Linda Osti, senior lecturer in tourism management at Bangor University in Wales
This summer, along with other academics from the University of the Balearic Islands’ geography and economics departments, Blázquez-Salom published the most comprehensive review of how funds from the tourist tax have been spent so far. They found that almost two-thirds of the tax invested in plans to support the tourism economy.

“We call these ‘weak’ sustainability measures,” says Blázquez-Salom. “They support greater urban-tourism growth: water supply and treatment infrastructure, transportation, public housing, tourism equipment, and promotion.” These are not bad things, he hastens to add, but they are not what the fund was designed for. Parts of the fund allocated for social housing were instead spent mostly on new real-estate developments. Sustainability blended into sustainable development, blended into outright development at times.

Afar asked the AETIB if any officials involved with delivering the proceeds of the tax were available for an interview. No one responded.

But don’t lose hope for the green tourist tax. In his paper, Blázquez-Salom is at pains to stress how hopeful the idea still is. “It can become,” he writes, “a better instrument for strong sustainability, respecting the planet’s biophysical limits, compensating for the use of the commons, contributing to deepening democracy, and reducing social inequalities through a process of fair degrowth.” It almost sounds easy.

Do locals benefit?

Perhaps the biggest indicator that the tax is not yet working to its full potential is on the streets of the Balearics. The slogans have changed, but the anti-tourism protests have continued much the same. The first year money started flowing out of the fund, locals marched under banners reading “Fins aquí hem arribat” (essentially, “This is what it’s come to”). Last year, placards read “Menys turisme, més vida” (“Less tourism, more life”).

Continued unrest aimed at the tourism industry points a finger at one of the critical flaws in the Balearics’ tax, which Blázquez-Salom blames on “serious democratic deficiencies”: The funds are disbursed without enough transparency. Another academic, Linda Osti, says it might be a stumbling block for other green tourist taxes, too.

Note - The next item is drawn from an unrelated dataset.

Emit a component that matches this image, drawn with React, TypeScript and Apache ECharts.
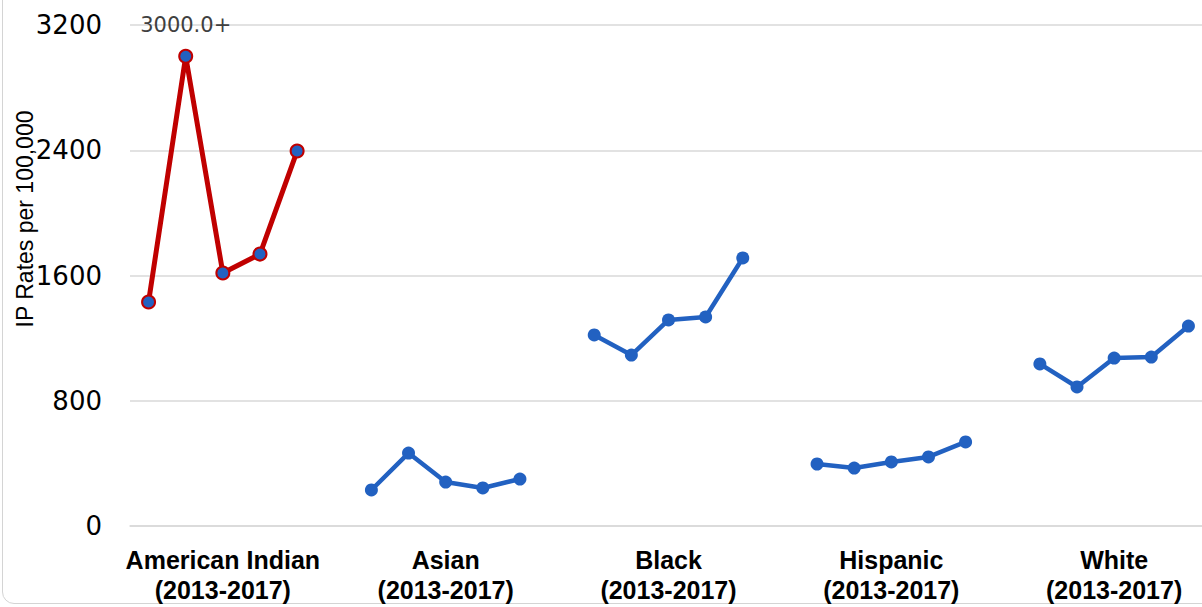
import React, { useEffect, useRef } from "react";
import * as echarts from "echarts";

const groups = ["American Indian", "Asian", "Black", "Hispanic", "White"];
const years = ["2013", "2014", "2015", "2016", "2017"];
const periodLabel = "(2013-2017)";
const americanIndian = [1431, 3000, 1616, 1737, 2395];
const asian = [230, 466, 281, 243, 300];
const black = [1220, 1092, 1316, 1335, 1712];
const hispanic = [396, 370, 409, 441, 537];
const white = [1035, 888, 1073, 1079, 1277];
const groupValues = [americanIndian, asian, black, hispanic, white];
const yTicks = [0, 800, 1600, 2400, 3200];
const cappedLabel = "3000.0+";
const yTitle = "IP Rates per 100,000";

const BLUE = "#2261c1";
const RED = "#c00000";

export default function App() {
  const ref = useRef<HTMLDivElement>(null);
  useEffect(() => {
    if (!ref.current) return;
    const chart = echarts.init(ref.current, null, { renderer: "svg" });
    const cats: string[] = [];
    const middleIdx: Record<number, string> = {};
    groups.forEach((g, gi) => {
      years.forEach((y, yi) => {
        if (yi === 2) middleIdx[cats.length] = g;
        cats.push(g + " " + y);
      });
      if (gi < groups.length - 1) cats.push("gap" + gi);
    });
    const series = groups.map((g, gi) => {
      const data: any[] = cats.map(() => null);
      groupValues[gi].forEach((v, yi) => {
        const idx = gi * (years.length + 1) + yi;
        if (gi === 0 && yi === 1) {
          data[idx] = {
            value: v,
            label: {
              show: true,
              position: "top",
              distance: 13,
              formatter: cappedLabel,
              color: "#404040",
              fontSize: 21,
              fontFamily: "DejaVu Sans",
            },
          };
        } else data[idx] = v;
      });
      const isRed = gi === 0;
      return {
        type: "line",
        name: g,
        data,
        connectNulls: false,
        symbol: "circle",
        symbolSize: 13,
        lineStyle: { color: isRed ? RED : BLUE, width: isRed ? 5 : 4.5 },
        itemStyle: isRed
          ? { color: BLUE, borderColor: RED, borderWidth: 2 }
          : { color: BLUE, borderColor: BLUE, borderWidth: 0 },
        emphasis: { disabled: true },
      };
    });
    chart.setOption({
      animation: false,
      grid: { left: 130, right: 0, top: 25, bottom: 81, containLabel: false },
      xAxis: {
        type: "category",
        data: cats,
        boundaryGap: true,
        axisLine: { show: true, lineStyle: { color: "#d9d9d9", width: 1.5 } },
        axisTick: { show: false },
        axisLabel: {
          interval: 0,
          margin: 19,
          formatter: (val: string, idx: number) =>
            middleIdx[idx] ? "{a|" + middleIdx[idx] + "}\n{a|" + periodLabel + "}" : "",
          rich: {
            a: { fontSize: 25, fontWeight: "bold", color: "#000", lineHeight: 30, fontFamily: "Liberation Sans" },
          },
        },
      },
      yAxis: {
        type: "value",
        min: yTicks[0],
        max: yTicks[yTicks.length - 1],
        interval: yTicks[1] - yTicks[0],
        axisLine: { show: false },
        axisTick: { show: false },
        splitLine: { lineStyle: { color: "#d9d9d9", width: 1.5 } },
        axisLabel: {
          margin: 28,
          fontSize: 26,
          color: "#000",
          fontFamily: "DejaVu Sans",
          formatter: (v: number) => String(v),
        },
      },
      graphic: [
        {
          type: "text",
          x: 25,
          y: 219,
          rotation: Math.PI / 2,
          style: {
            text: yTitle,
            fontSize: 23,
            fontFamily: "Liberation Sans",
            fill: "#000",
            align: "center",
            verticalAlign: "middle",
          },
        },
      ],
      series,
    });
    return () => chart.dispose();
  }, []);
  return (
    <div style={{ position: "fixed", left: 0, top: 0, width: 1202, height: 607, overflow: "hidden", background: "#fff" }}>
      <div
        style={{
          position: "absolute",
          left: 2,
          top: -30,
          width: 1240,
          height: 634,
          border: "1.5px solid #d4d4d4",
          borderRadius: 12,
          boxSizing: "border-box",
        }}
      />
      <div ref={ref} style={{ position: "absolute", left: 0, top: 0, width: 1207, height: 607 }} />
    </div>
  );
}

Osti is a senior lecturer in tourism management at Bangor University in Wales, where she was commissioned, along with other academics, to evaluate the pros and cons of a general tourist tax. Casting around for other examples, she thought the Balearics ought to offer a success story, until she saw what she now describes as a “disconnect” between the tax and the people it was set up to protect.

“The point is communication,” she says. “The funds need to [be distributed] at a very granular level, a local area, not at a county level.” In the Balearics, that could hardly be further from the truth. Not only are funds administered by a government agency, but also only public bodies—councils, trade unions, registered charities, and other government bodies—can apply, not individuals or grassroots community groups.

For green tourist taxes to work in tourism hot spots, they need to stay on task and keep the money flowing on time. Yet they simultaneously face one of the perennial problems of all climate communication: “Any kind of activity that is done against climate change is for the next 40 years; people don’t see it or feel it now,” says Osti. “That’s the difficulty.”

The solution? Funding big climate projects with local meaning. “Replanting a forest is hard to see,” says Osti. “But creating a trail through a replanted forest? That creates a different feeling.”

For now, the Balearics’ attitude toward tourism remains febrile. Last autumn, Spanish officials banned vacation rentals on the islands in an attempt to curb overtourism and a burgeoning housing crisis, a decision the European Union unsuccessfully attempted to overturn this spring. But full buy-in that the taxes are countering overtourism and creating a sustainable future for the visitor economy depends on locals seeing what they are going toward—whether in the Balearics or throughout the world.